* start *
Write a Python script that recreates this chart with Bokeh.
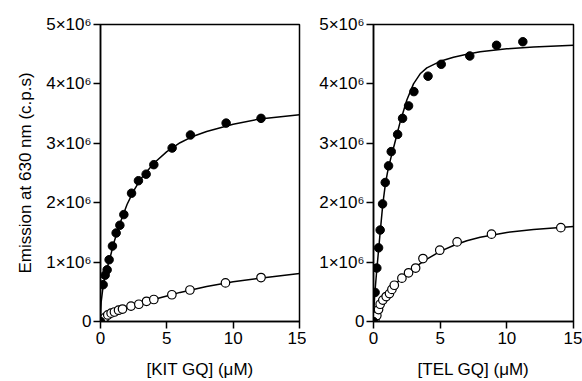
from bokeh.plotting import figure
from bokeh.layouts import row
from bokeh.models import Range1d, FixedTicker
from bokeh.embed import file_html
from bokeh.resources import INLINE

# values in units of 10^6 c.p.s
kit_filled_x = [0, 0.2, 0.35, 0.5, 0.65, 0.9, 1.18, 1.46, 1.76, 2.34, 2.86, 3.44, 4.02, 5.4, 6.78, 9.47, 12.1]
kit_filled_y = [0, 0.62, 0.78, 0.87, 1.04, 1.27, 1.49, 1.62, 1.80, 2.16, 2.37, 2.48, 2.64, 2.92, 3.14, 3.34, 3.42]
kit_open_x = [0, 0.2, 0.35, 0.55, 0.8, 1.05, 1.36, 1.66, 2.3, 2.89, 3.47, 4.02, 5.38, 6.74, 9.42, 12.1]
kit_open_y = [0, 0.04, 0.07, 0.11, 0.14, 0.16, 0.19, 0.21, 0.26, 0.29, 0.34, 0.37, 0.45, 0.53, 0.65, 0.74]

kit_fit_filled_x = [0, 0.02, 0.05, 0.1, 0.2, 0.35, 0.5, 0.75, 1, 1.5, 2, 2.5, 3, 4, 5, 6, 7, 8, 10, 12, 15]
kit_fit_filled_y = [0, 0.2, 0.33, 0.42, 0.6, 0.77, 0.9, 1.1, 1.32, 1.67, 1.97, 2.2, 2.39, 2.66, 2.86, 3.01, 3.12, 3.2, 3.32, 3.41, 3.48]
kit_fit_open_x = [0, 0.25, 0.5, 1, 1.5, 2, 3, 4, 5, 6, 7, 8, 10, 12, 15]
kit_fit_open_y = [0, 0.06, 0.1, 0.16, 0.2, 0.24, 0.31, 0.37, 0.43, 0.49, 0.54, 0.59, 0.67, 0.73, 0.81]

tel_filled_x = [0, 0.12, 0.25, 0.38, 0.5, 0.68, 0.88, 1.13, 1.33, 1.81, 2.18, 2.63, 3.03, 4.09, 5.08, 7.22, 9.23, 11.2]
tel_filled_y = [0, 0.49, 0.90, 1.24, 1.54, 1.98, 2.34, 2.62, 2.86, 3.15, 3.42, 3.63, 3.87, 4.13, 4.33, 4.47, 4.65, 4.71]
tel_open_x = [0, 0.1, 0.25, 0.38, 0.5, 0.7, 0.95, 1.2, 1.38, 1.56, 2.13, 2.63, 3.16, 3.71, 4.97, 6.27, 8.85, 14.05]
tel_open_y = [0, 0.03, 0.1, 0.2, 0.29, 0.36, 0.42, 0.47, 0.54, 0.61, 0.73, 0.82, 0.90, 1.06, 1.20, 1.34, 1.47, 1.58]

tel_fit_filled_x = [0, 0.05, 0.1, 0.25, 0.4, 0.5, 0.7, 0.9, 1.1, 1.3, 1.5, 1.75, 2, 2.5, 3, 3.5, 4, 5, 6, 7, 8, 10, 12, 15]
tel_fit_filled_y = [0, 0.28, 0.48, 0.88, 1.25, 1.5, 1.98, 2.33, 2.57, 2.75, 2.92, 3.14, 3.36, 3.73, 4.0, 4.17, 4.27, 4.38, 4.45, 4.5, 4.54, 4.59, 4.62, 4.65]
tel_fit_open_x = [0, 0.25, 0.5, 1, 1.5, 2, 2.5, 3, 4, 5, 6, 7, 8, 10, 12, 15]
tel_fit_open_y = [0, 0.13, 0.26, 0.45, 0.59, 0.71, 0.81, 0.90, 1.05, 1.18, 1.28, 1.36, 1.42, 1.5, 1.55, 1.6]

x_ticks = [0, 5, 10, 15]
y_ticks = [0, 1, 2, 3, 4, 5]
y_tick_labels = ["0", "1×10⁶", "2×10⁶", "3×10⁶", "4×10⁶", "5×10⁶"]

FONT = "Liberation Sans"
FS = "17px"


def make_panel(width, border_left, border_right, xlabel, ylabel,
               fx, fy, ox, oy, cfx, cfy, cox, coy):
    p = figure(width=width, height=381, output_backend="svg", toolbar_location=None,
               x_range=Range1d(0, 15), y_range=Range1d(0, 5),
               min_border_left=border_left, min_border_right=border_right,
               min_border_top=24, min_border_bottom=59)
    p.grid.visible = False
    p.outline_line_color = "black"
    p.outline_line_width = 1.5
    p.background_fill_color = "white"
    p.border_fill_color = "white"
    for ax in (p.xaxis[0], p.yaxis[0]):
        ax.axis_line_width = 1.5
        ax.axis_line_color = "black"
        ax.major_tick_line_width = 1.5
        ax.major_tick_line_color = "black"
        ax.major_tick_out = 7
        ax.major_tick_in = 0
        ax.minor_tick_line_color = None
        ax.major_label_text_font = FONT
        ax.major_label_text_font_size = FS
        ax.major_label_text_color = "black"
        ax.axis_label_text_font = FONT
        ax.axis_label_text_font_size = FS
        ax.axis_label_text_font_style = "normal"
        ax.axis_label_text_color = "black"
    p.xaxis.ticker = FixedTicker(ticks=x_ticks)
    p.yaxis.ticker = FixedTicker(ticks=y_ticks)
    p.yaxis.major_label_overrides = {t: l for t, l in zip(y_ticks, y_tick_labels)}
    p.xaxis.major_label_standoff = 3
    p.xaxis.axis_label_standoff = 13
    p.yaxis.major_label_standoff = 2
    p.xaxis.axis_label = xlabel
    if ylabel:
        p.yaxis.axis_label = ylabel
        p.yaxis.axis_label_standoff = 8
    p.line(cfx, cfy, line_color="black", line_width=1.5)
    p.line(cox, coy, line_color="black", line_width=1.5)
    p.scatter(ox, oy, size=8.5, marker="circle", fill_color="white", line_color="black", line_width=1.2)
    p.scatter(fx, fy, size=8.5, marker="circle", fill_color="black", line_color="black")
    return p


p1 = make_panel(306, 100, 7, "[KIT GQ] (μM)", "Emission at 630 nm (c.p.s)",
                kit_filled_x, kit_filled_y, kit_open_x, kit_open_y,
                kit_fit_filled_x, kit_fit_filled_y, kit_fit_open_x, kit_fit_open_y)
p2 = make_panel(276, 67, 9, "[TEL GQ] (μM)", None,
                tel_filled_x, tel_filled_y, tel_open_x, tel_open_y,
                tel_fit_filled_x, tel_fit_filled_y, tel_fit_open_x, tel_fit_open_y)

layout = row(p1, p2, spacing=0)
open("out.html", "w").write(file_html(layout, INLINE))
* end *
**Written request**
Reproduce every line exactly and omit all pictures.

**Worked solution**
Write a Python script that recreates this chart with Bokeh.
from bokeh.plotting import figure
from bokeh.layouts import row
from bokeh.models import Range1d, FixedTicker
from bokeh.embed import file_html
from bokeh.resources import INLINE

# values in units of 10^6 c.p.s
kit_filled_x = [0, 0.2, 0.35, 0.5, 0.65, 0.9, 1.18, 1.46, 1.76, 2.34, 2.86, 3.44, 4.02, 5.4, 6.78, 9.47, 12.1]
kit_filled_y = [0, 0.62, 0.78, 0.87, 1.04, 1.27, 1.49, 1.62, 1.80, 2.16, 2.37, 2.48, 2.64, 2.92, 3.14, 3.34, 3.42]
kit_open_x = [0, 0.2, 0.35, 0.55, 0.8, 1.05, 1.36, 1.66, 2.3, 2.89, 3.47, 4.02, 5.38, 6.74, 9.42, 12.1]
kit_open_y = [0, 0.04, 0.07, 0.11, 0.14, 0.16, 0.19, 0.21, 0.26, 0.29, 0.34, 0.37, 0.45, 0.53, 0.65, 0.74]

kit_fit_filled_x = [0, 0.02, 0.05, 0.1, 0.2, 0.35, 0.5, 0.75, 1, 1.5, 2, 2.5, 3, 4, 5, 6, 7, 8, 10, 12, 15]
kit_fit_filled_y = [0, 0.2, 0.33, 0.42, 0.6, 0.77, 0.9, 1.1, 1.32, 1.67, 1.97, 2.2, 2.39, 2.66, 2.86, 3.01, 3.12, 3.2, 3.32, 3.41, 3.48]
kit_fit_open_x = [0, 0.25, 0.5, 1, 1.5, 2, 3, 4, 5, 6, 7, 8, 10, 12, 15]
kit_fit_open_y = [0, 0.06, 0.1, 0.16, 0.2, 0.24, 0.31, 0.37, 0.43, 0.49, 0.54, 0.59, 0.67, 0.73, 0.81]

tel_filled_x = [0, 0.12, 0.25, 0.38, 0.5, 0.68, 0.88, 1.13, 1.33, 1.81, 2.18, 2.63, 3.03, 4.09, 5.08, 7.22, 9.23, 11.2]
tel_filled_y = [0, 0.49, 0.90, 1.24, 1.54, 1.98, 2.34, 2.62, 2.86, 3.15, 3.42, 3.63, 3.87, 4.13, 4.33, 4.47, 4.65, 4.71]
tel_open_x = [0, 0.1, 0.25, 0.38, 0.5, 0.7, 0.95, 1.2, 1.38, 1.56, 2.13, 2.63, 3.16, 3.71, 4.97, 6.27, 8.85, 14.05]
tel_open_y = [0, 0.03, 0.1, 0.2, 0.29, 0.36, 0.42, 0.47, 0.54, 0.61, 0.73, 0.82, 0.90, 1.06, 1.20, 1.34, 1.47, 1.58]

tel_fit_filled_x = [0, 0.05, 0.1, 0.25, 0.4, 0.5, 0.7, 0.9, 1.1, 1.3, 1.5, 1.75, 2, 2.5, 3, 3.5, 4, 5, 6, 7, 8, 10, 12, 15]
tel_fit_filled_y = [0, 0.28, 0.48, 0.88, 1.25, 1.5, 1.98, 2.33, 2.57, 2.75, 2.92, 3.14, 3.36, 3.73, 4.0, 4.17, 4.27, 4.38, 4.45, 4.5, 4.54, 4.59, 4.62, 4.65]
tel_fit_open_x = [0, 0.25, 0.5, 1, 1.5, 2, 2.5, 3, 4, 5, 6, 7, 8, 10, 12, 15]
tel_fit_open_y = [0, 0.13, 0.26, 0.45, 0.59, 0.71, 0.81, 0.90, 1.05, 1.18, 1.28, 1.36, 1.42, 1.5, 1.55, 1.6]

x_ticks = [0, 5, 10, 15]
y_ticks = [0, 1, 2, 3, 4, 5]
y_tick_labels = ["0", "1×10⁶", "2×10⁶", "3×10⁶", "4×10⁶", "5×10⁶"]

FONT = "Liberation Sans"
FS = "17px"


def make_panel(width, border_left, border_right, xlabel, ylabel,
               fx, fy, ox, oy, cfx, cfy, cox, coy):
    p = figure(width=width, height=381, output_backend="svg", toolbar_location=None,
               x_range=Range1d(0, 15), y_range=Range1d(0, 5),
               min_border_left=border_left, min_border_right=border_right,
               min_border_top=24, min_border_bottom=59)
    p.grid.visible = False
    p.outline_line_color = "black"
    p.outline_line_width = 1.5
    p.background_fill_color = "white"
    p.border_fill_color = "white"
    for ax in (p.xaxis[0], p.yaxis[0]):
        ax.axis_line_width = 1.5
        ax.axis_line_color = "black"
        ax.major_tick_line_width = 1.5
        ax.major_tick_line_color = "black"
        ax.major_tick_out = 7
        ax.major_tick_in = 0
        ax.minor_tick_line_color = None
        ax.major_label_text_font = FONT
        ax.major_label_text_font_size = FS
        ax.major_label_text_color = "black"
        ax.axis_label_text_font = FONT
        ax.axis_label_text_font_size = FS
        ax.axis_label_text_font_style = "normal"
        ax.axis_label_text_color = "black"
    p.xaxis.ticker = FixedTicker(ticks=x_ticks)
    p.yaxis.ticker = FixedTicker(ticks=y_ticks)
    p.yaxis.major_label_overrides = {t: l for t, l in zip(y_ticks, y_tick_labels)}
    p.xaxis.major_label_standoff = 3
    p.xaxis.axis_label_standoff = 13
    p.yaxis.major_label_standoff = 2
    p.xaxis.axis_label = xlabel
    if ylabel:
        p.yaxis.axis_label = ylabel
        p.yaxis.axis_label_standoff = 8
    p.line(cfx, cfy, line_color="black", line_width=1.5)
    p.line(cox, coy, line_color="black", line_width=1.5)
    p.scatter(ox, oy, size=8.5, marker="circle", fill_color="white", line_color="black", line_width=1.2)
    p.scatter(fx, fy, size=8.5, marker="circle", fill_color="black", line_color="black")
    return p


p1 = make_panel(306, 100, 7, "[KIT GQ] (μM)", "Emission at 630 nm (c.p.s)",
                kit_filled_x, kit_filled_y, kit_open_x, kit_open_y,
                kit_fit_filled_x, kit_fit_filled_y, kit_fit_open_x, kit_fit_open_y)
p2 = make_panel(276, 67, 9, "[TEL GQ] (μM)", None,
                tel_filled_x, tel_filled_y, tel_open_x, tel_open_y,
                tel_fit_filled_x, tel_fit_filled_y, tel_fit_open_x, tel_fit_open_y)

layout = row(p1, p2, spacing=0)
open("out.html", "w").write(file_html(layout, INLINE))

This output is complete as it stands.